Beijing is nervous about protests or challenge to single-party rule, especially with the 60th anniversary of the founding of Communist China looming on October 1st.

A big emphasis has been placed on doing something about graft, particularly among Communist Party cadres, because it is seen as a primary threat to single-party rule in China.

“I cannot remember the people who bribed me with money, but I do remember the ones that didn’t,” was the line Xu Guoyuan, former mayor and vice party chief of Chifeng City in Inner Mongolia. He and his wife concealed more than €200,000 in bribes in a safe deposit box in a Buddhist temple, hiding the key in the ear of a statue of Buddha.

Mr Xu is accused of taking bribes of €3.3 million, which works out to nearly €1,500 a day during his six years at his post.

Two weeks ago, the former chairman of Sinopec, Asia’s largest oil refiner, was given a suspended death sentence by a Beijing court over corruption charges involving 195.73 million yuan (€20.4 million).
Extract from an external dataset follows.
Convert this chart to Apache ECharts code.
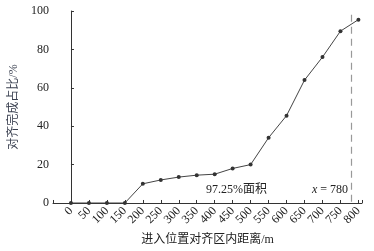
<!DOCTYPE html>
<html>
<head>
<meta charset="utf-8">
<script src="https://cdn.jsdelivr.net/npm/echarts@6/dist/echarts.min.js"></script>
<style>html,body{margin:0;padding:0;background:#fff;}#c{width:374px;height:251px;}</style>
</head>
<body>
<div id="c"></div>
<script>
var distances = [0, 50, 100, 150, 200, 250, 300, 350, 400, 450, 500, 550, 600, 650, 700, 750, 800];
var completionPct = [0, 0, 0, 0, 10, 12, 13.5, 14.5, 15, 18, 20, 34, 45.5, 64, 76, 89.5, 95.5];
var yTicks = [0, 20, 40, 60, 80, 100];
var markX = 780;
var areaLabel = '97.25%面积';
var xTitle = '进入位置对齐区内距离/m';
var yTitle = '对齐完成占比/%';

var serif = '"Liberation Serif", "DejaVu Serif", serif';
var cjk = '"Liberation Serif", "Noto Sans CJK SC", serif';

var chart = echarts.init(document.getElementById('c'), null, {renderer: 'canvas'});
chart.setOption({
  animation: false,
  backgroundColor: '#fff',
  grid: {left: 50, right: 12, top: 11, bottom: 45, containLabel: false},
  xAxis: {
    type: 'value',
    min: -50, max: 810, interval: 50,
    name: xTitle,
    nameLocation: 'middle',
    nameGap: 31,
    nameTextStyle: {fontFamily: cjk, fontSize: 12, color: '#222'},
    axisLine: {show: true, lineStyle: {color: '#333', width: 1}},
    axisTick: {show: true, inside: true, length: 3, lineStyle: {color: '#333'}},
    splitLine: {show: false},
    axisLabel: {
      rotate: 45, fontFamily: serif, fontSize: 12, color: '#222', margin: 6,
      showMinLabel: true, showMaxLabel: true,
      formatter: function (v) { return distances.indexOf(v) >= 0 ? String(v) : ''; }
    }
  },
  yAxis: {
    type: 'value',
    min: yTicks[0], max: yTicks[yTicks.length - 1], interval: 20,
    name: yTitle,
    nameLocation: 'middle',
    nameGap: 33,
    nameRotate: 90,
    nameTextStyle: {fontFamily: cjk, fontSize: 12, color: '#3a4050'},
    axisLine: {show: true, lineStyle: {color: '#333', width: 1}},
    axisTick: {show: true, inside: true, length: 3, lineStyle: {color: '#333'}},
    splitLine: {show: false},
    axisLabel: {fontFamily: serif, fontSize: 12, color: '#222', margin: 4}
  },
  series: [{
    type: 'line',
    data: distances.map(function (d, i) { return [d, completionPct[i]]; }),
    symbol: 'circle',
    symbolSize: 4,
    lineStyle: {color: '#444', width: 1},
    itemStyle: {color: '#333'},
    markLine: {
      silent: true,
      symbol: ['none', 'none'],
      label: {show: false},
      lineStyle: {color: '#999', type: [7, 5], width: 1.2},
      data: [[{coord: [markX, 98]}, {coord: [markX, 0]}]]
    }
  }],
  graphic: [
    {type: 'text', left: 206, top: 184, style: {text: areaLabel, font: '12px ' + cjk, fill: '#222'}},
    {type: 'text', right: 26, top: 184, style: {
      text: '{i|x} = ' + markX,
      font: '12px ' + serif, fill: '#222',
      rich: {i: {fontStyle: 'italic', fontFamily: serif, fontSize: 12}}
    }}
  ]
});
</script>
</body>
</html>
The Beijing No 2 Intermediate People’s Court ruled that Chen Tonghai, a former mayor of Ningbo city, accepted bribes during his time at the company in various senior roles from 1999 to 2007.

While stepping up efforts to rein in corruption, the government is still working to stop corruption.

In an escalation of Beijing’s ongoing crackdown on non-governmental organisations, Xu Zhiyong, a legal scholar and organiser of a legal help group that was shut down earlier this month, was taken away by a group of uniformed policemen and plainclothes officers from his residential compound.

Authorities have also been swift to contain ethnic tensions in Xinjiang province, where nearly 200 people died in the worst violence in China since the Tiananmen Square crackdown on democracy demonstrators.

Police in Urumqi, the provincial capital, said they had arrested 253 more suspects in connection with the riot, on top of 1,400 detained earlier.

The police also released a most-wanted list of 15 people it is seeking for their alleged roles in the violence.

The riots in Urumqi left nearly 200 dead, most of them Han Chinese who have moved to the region and whose presence is resented by the ethnic Muslim Uihgurs, who once dominated the province.

The government said it intended to train officials to handle riots and natural disasters after the recent outbreaks of ethnic violence in Xinjiang and Tibet, as well as incidents of unrest over corruption and pollution.

Zhu Lijia, a professor from the Communist Party administrative school that will host the one-week course, said training would “help grass-roots cadres better handle emergencies and avoid lax and worsening management,” the Southern Metropolitan Daily reported.

Security services registered 80,000 “mass incidents”, China’s term for protests involving more than five people, in 2007, the most recent year for which state media have published a figure.